Reproduce the material word for word; the images stay out.

** start Material **

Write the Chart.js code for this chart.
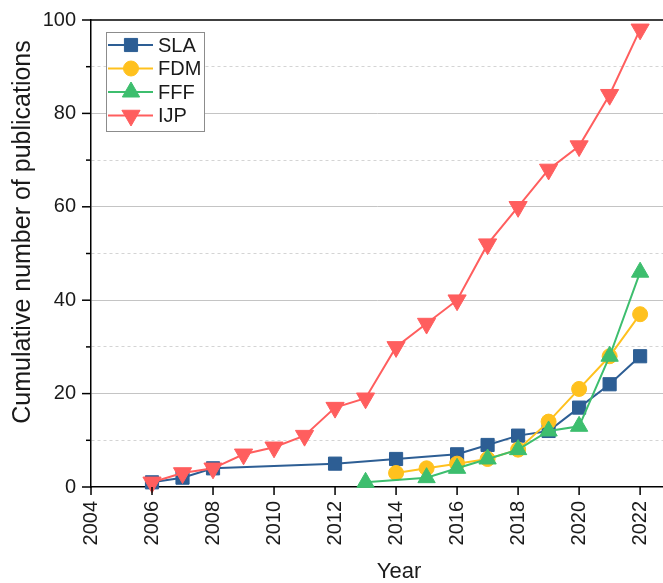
<!DOCTYPE html>
<html><head><meta charset="utf-8">
<script src="https://cdn.jsdelivr.net/npm/chart.js@4.4.0/dist/chart.umd.min.js"></script>
<style>html,body{margin:0;padding:0;background:#fff;overflow:hidden}#wrap{width:663px;height:583px;position:relative}</style>
</head><body><div id="wrap"><canvas id="c" width="663" height="583"></canvas></div>
<script>
const seriesNames = ['SLA', 'FDM', 'FFF', 'IJP'];
const slaYears = [2006, 2007, 2008, 2012, 2014, 2016, 2017, 2018, 2019, 2020, 2021, 2022];
const slaValues = [1, 2, 4, 5, 6, 7, 9, 11, 12, 17, 22, 28];
const fdmYears = [2014, 2015, 2016, 2017, 2018, 2019, 2020, 2021, 2022];
const fdmValues = [3, 4, 5, 6, 8, 14, 21, 28, 37];
const fffYears = [2013, 2015, 2016, 2017, 2018, 2019, 2020, 2021, 2022];
const fffValues = [1, 2, 4, 6, 8, 12, 13, 28, 46];
const ijpYears = [2006, 2007, 2008, 2009, 2010, 2011, 2012, 2013, 2014, 2015, 2016, 2017, 2018, 2019, 2020, 2021, 2022];
const ijpValues = [1, 3, 4, 7, 8.5, 11, 17, 19, 30, 35, 40, 52, 60, 68, 73, 84, 98];
const xTickLabels = [2004, 2006, 2008, 2010, 2012, 2014, 2016, 2018, 2020, 2022];
const yTickLabels = [0, 20, 40, 60, 80, 100];
const xTitle = 'Year';
const yTitle = 'Cumulative number of publications';

const FONT = "'Liberation Sans', Arial, sans-serif";
const colors = ['#2D5E94', '#FFC11E', '#3DBE6E', '#FF5E5E'];
const styles = [
  {pointStyle: 'rect', radius: 9.3, rotation: 0},
  {pointStyle: 'circle', radius: 7.5, rotation: 0},
  {pointStyle: 'triangle', radius: 10, rotation: 0},
  {pointStyle: 'triangle', radius: 10.5, rotation: 180}
];
const yearsList = [slaYears, fdmYears, fffYears, ijpYears];
const valuesList = [slaValues, fdmValues, fffValues, ijpValues];

const datasets = seriesNames.map((name, i) => ({
  label: name,
  data: yearsList[i].map((yr, j) => ({x: yr, y: valuesList[i][j]})),
  borderColor: colors[i],
  backgroundColor: colors[i],
  pointBackgroundColor: colors[i],
  pointBorderColor: colors[i],
  pointBorderWidth: 1,
  borderWidth: 2,
  pointStyle: styles[i].pointStyle,
  pointRadius: styles[i].radius,
  pointRotation: styles[i].rotation,
  pointHoverRadius: styles[i].radius,
  tension: 0,
  order: 4 - i,
  clip: false
}));

const zeroPad = s => { s.paddingLeft = 0; s.paddingRight = 0; s.paddingTop = 0; s.paddingBottom = 0; };

const framePlugin = {
  id: 'frame',
  afterDraw(chart) {
    const {ctx, chartArea: a, scales: {x, y}} = chart;
    ctx.save();
    ctx.strokeStyle = '#000';
    ctx.lineWidth = 1.5;
    y.ticks.forEach(t => {
      const py = y.getPixelForValue(t.value);
      const len = yTickLabels.includes(t.value) ? 9 : 5;
      ctx.beginPath(); ctx.moveTo(a.left - len, py); ctx.lineTo(a.left, py); ctx.stroke();
    });
    x.ticks.forEach(t => {
      const px = x.getPixelForValue(t.value);
      ctx.beginPath(); ctx.moveTo(px, a.bottom); ctx.lineTo(px, a.bottom + 8); ctx.stroke();
    });
    ctx.beginPath(); ctx.moveTo(a.left, a.top); ctx.lineTo(a.right, a.top); ctx.stroke();

    // titles
    ctx.fillStyle = '#1a1a1a';
    ctx.font = '22px ' + FONT;
    ctx.textAlign = 'center';
    ctx.textBaseline = 'alphabetic';
    ctx.fillText(xTitle, 399, 578);
    ctx.save();
    ctx.translate(30, 232);
    ctx.rotate(-Math.PI / 2);
    ctx.font = '25px ' + FONT;
    ctx.fillText(yTitle, 0, 0);
    ctx.restore();

    // legend
    ctx.lineWidth = 1;
    ctx.strokeStyle = '#8c8c8c';
    ctx.fillStyle = '#fff';
    ctx.fillRect(106, 32, 98, 99);
    ctx.strokeRect(106.5, 32.5, 98, 99);
    const rows = [45, 68.5, 92, 115.5];
    seriesNames.forEach((name, i) => {
      const ry = rows[i];
      ctx.strokeStyle = colors[i];
      ctx.lineWidth = 2;
      ctx.beginPath(); ctx.moveTo(108, ry); ctx.lineTo(153, ry); ctx.stroke();
      ctx.fillStyle = colors[i];
      ctx.lineWidth = 1;
      Chart.helpers.drawPoint(ctx, {pointStyle: styles[i].pointStyle, radius: styles[i].radius, rotation: styles[i].rotation, borderWidth: 1}, 131, ry);
      ctx.fillStyle = '#1a1a1a';
      ctx.font = '20px ' + FONT;
      ctx.textAlign = 'left';
      ctx.textBaseline = 'middle';
      ctx.fillText(name, 158, ry + 1);
    });
    ctx.restore();
  }
};

new Chart(document.getElementById('c'), {
  type: 'line',
  data: {datasets},
  options: {
    responsive: false,
    devicePixelRatio: 1,
    animation: false,
    layout: {autoPadding: false, padding: {top: 20, right: 0, left: 0, bottom: 0}},
    plugins: {legend: {display: false}, tooltip: {enabled: false}},
    scales: {
      x: {
        type: 'linear',
        min: 2004,
        max: 2022.75,
        afterBuildTicks: s => { s.ticks = xTickLabels.map(v => ({value: v})); },
        afterFit: s => { s.height = 96; zeroPad(s); },
        grid: {drawOnChartArea: false, drawTicks: false},
        border: {display: true, color: '#000', width: 1.5},
        ticks: {
          autoSkip: false, minRotation: 90, maxRotation: 90, padding: 14,
          color: '#1a1a1a', font: {family: FONT, size: 20},
          callback: v => String(v)
        }
      },
      y: {
        min: 0,
        max: 100,
        afterBuildTicks: s => { const t = []; for (let v = 0; v <= 100; v += 10) t.push({value: v}); s.ticks = t; },
        afterFit: s => { s.width = 91; zeroPad(s); },
        grid: {
          drawTicks: false,
          color: c => (c.tick && (c.tick.value === 0 || c.tick.value === 100)) ? 'rgba(0,0,0,0)' : (c.tick && yTickLabels.includes(c.tick.value) ? '#c4c4c4' : '#d4d4d4'),
          lineWidth: 1
        },
        border: {
          display: true, color: '#000', width: 1.5,
          dash: c => (c.tick && !yTickLabels.includes(c.tick.value)) ? [3, 3] : []
        },
        ticks: {
          padding: 15, color: '#1a1a1a', font: {family: FONT, size: 20},
          callback: v => yTickLabels.includes(v) ? String(v) : ''
        }
      }
    }
  },
  plugins: [framePlugin]
});
</script>
</body></html>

** end Material **

Answer to the problem.
Write the Chart.js code for this chart.
<!DOCTYPE html>
<html><head><meta charset="utf-8">
<script src="https://cdn.jsdelivr.net/npm/chart.js@4.4.0/dist/chart.umd.min.js"></script>
<style>html,body{margin:0;padding:0;background:#fff;overflow:hidden}#wrap{width:663px;height:583px;position:relative}</style>
</head><body><div id="wrap"><canvas id="c" width="663" height="583"></canvas></div>
<script>
const seriesNames = ['SLA', 'FDM', 'FFF', 'IJP'];
const slaYears = [2006, 2007, 2008, 2012, 2014, 2016, 2017, 2018, 2019, 2020, 2021, 2022];
const slaValues = [1, 2, 4, 5, 6, 7, 9, 11, 12, 17, 22, 28];
const fdmYears = [2014, 2015, 2016, 2017, 2018, 2019, 2020, 2021, 2022];
const fdmValues = [3, 4, 5, 6, 8, 14, 21, 28, 37];
const fffYears = [2013, 2015, 2016, 2017, 2018, 2019, 2020, 2021, 2022];
const fffValues = [1, 2, 4, 6, 8, 12, 13, 28, 46];
const ijpYears = [2006, 2007, 2008, 2009, 2010, 2011, 2012, 2013, 2014, 2015, 2016, 2017, 2018, 2019, 2020, 2021, 2022];
const ijpValues = [1, 3, 4, 7, 8.5, 11, 17, 19, 30, 35, 40, 52, 60, 68, 73, 84, 98];
const xTickLabels = [2004, 2006, 2008, 2010, 2012, 2014, 2016, 2018, 2020, 2022];
const yTickLabels = [0, 20, 40, 60, 80, 100];
const xTitle = 'Year';
const yTitle = 'Cumulative number of publications';

const FONT = "'Liberation Sans', Arial, sans-serif";
const colors = ['#2D5E94', '#FFC11E', '#3DBE6E', '#FF5E5E'];
const styles = [
  {pointStyle: 'rect', radius: 9.3, rotation: 0},
  {pointStyle: 'circle', radius: 7.5, rotation: 0},
  {pointStyle: 'triangle', radius: 10, rotation: 0},
  {pointStyle: 'triangle', radius: 10.5, rotation: 180}
];
const yearsList = [slaYears, fdmYears, fffYears, ijpYears];
const valuesList = [slaValues, fdmValues, fffValues, ijpValues];

const datasets = seriesNames.map((name, i) => ({
  label: name,
  data: yearsList[i].map((yr, j) => ({x: yr, y: valuesList[i][j]})),
  borderColor: colors[i],
  backgroundColor: colors[i],
  pointBackgroundColor: colors[i],
  pointBorderColor: colors[i],
  pointBorderWidth: 1,
  borderWidth: 2,
  pointStyle: styles[i].pointStyle,
  pointRadius: styles[i].radius,
  pointRotation: styles[i].rotation,
  pointHoverRadius: styles[i].radius,
  tension: 0,
  order: 4 - i,
  clip: false
}));

const zeroPad = s => { s.paddingLeft = 0; s.paddingRight = 0; s.paddingTop = 0; s.paddingBottom = 0; };

const framePlugin = {
  id: 'frame',
  afterDraw(chart) {
    const {ctx, chartArea: a, scales: {x, y}} = chart;
    ctx.save();
    ctx.strokeStyle = '#000';
    ctx.lineWidth = 1.5;
    y.ticks.forEach(t => {
      const py = y.getPixelForValue(t.value);
      const len = yTickLabels.includes(t.value) ? 9 : 5;
      ctx.beginPath(); ctx.moveTo(a.left - len, py); ctx.lineTo(a.left, py); ctx.stroke();
    });
    x.ticks.forEach(t => {
      const px = x.getPixelForValue(t.value);
      ctx.beginPath(); ctx.moveTo(px, a.bottom); ctx.lineTo(px, a.bottom + 8); ctx.stroke();
    });
    ctx.beginPath(); ctx.moveTo(a.left, a.top); ctx.lineTo(a.right, a.top); ctx.stroke();

    // titles
    ctx.fillStyle = '#1a1a1a';
    ctx.font = '22px ' + FONT;
    ctx.textAlign = 'center';
    ctx.textBaseline = 'alphabetic';
    ctx.fillText(xTitle, 399, 578);
    ctx.save();
    ctx.translate(30, 232);
    ctx.rotate(-Math.PI / 2);
    ctx.font = '25px ' + FONT;
    ctx.fillText(yTitle, 0, 0);
    ctx.restore();

    // legend
    ctx.lineWidth = 1;
    ctx.strokeStyle = '#8c8c8c';
    ctx.fillStyle = '#fff';
    ctx.fillRect(106, 32, 98, 99);
    ctx.strokeRect(106.5, 32.5, 98, 99);
    const rows = [45, 68.5, 92, 115.5];
    seriesNames.forEach((name, i) => {
      const ry = rows[i];
      ctx.strokeStyle = colors[i];
      ctx.lineWidth = 2;
      ctx.beginPath(); ctx.moveTo(108, ry); ctx.lineTo(153, ry); ctx.stroke();
      ctx.fillStyle = colors[i];
      ctx.lineWidth = 1;
      Chart.helpers.drawPoint(ctx, {pointStyle: styles[i].pointStyle, radius: styles[i].radius, rotation: styles[i].rotation, borderWidth: 1}, 131, ry);
      ctx.fillStyle = '#1a1a1a';
      ctx.font = '20px ' + FONT;
      ctx.textAlign = 'left';
      ctx.textBaseline = 'middle';
      ctx.fillText(name, 158, ry + 1);
    });
    ctx.restore();
  }
};

new Chart(document.getElementById('c'), {
  type: 'line',
  data: {datasets},
  options: {
    responsive: false,
    devicePixelRatio: 1,
    animation: false,
    layout: {autoPadding: false, padding: {top: 20, right: 0, left: 0, bottom: 0}},
    plugins: {legend: {display: false}, tooltip: {enabled: false}},
    scales: {
      x: {
        type: 'linear',
        min: 2004,
        max: 2022.75,
        afterBuildTicks: s => { s.ticks = xTickLabels.map(v => ({value: v})); },
        afterFit: s => { s.height = 96; zeroPad(s); },
        grid: {drawOnChartArea: false, drawTicks: false},
        border: {display: true, color: '#000', width: 1.5},
        ticks: {
          autoSkip: false, minRotation: 90, maxRotation: 90, padding: 14,
          color: '#1a1a1a', font: {family: FONT, size: 20},
          callback: v => String(v)
        }
      },
      y: {
        min: 0,
        max: 100,
        afterBuildTicks: s => { const t = []; for (let v = 0; v <= 100; v += 10) t.push({value: v}); s.ticks = t; },
        afterFit: s => { s.width = 91; zeroPad(s); },
        grid: {
          drawTicks: false,
          color: c => (c.tick && (c.tick.value === 0 || c.tick.value === 100)) ? 'rgba(0,0,0,0)' : (c.tick && yTickLabels.includes(c.tick.value) ? '#c4c4c4' : '#d4d4d4'),
          lineWidth: 1
        },
        border: {
          display: true, color: '#000', width: 1.5,
          dash: c => (c.tick && !yTickLabels.includes(c.tick.value)) ? [3, 3] : []
        },
        ticks: {
          padding: 15, color: '#1a1a1a', font: {family: FONT, size: 20},
          callback: v => yTickLabels.includes(v) ? String(v) : ''
        }
      }
    }
  },
  plugins: [framePlugin]
});
</script>
</body></html>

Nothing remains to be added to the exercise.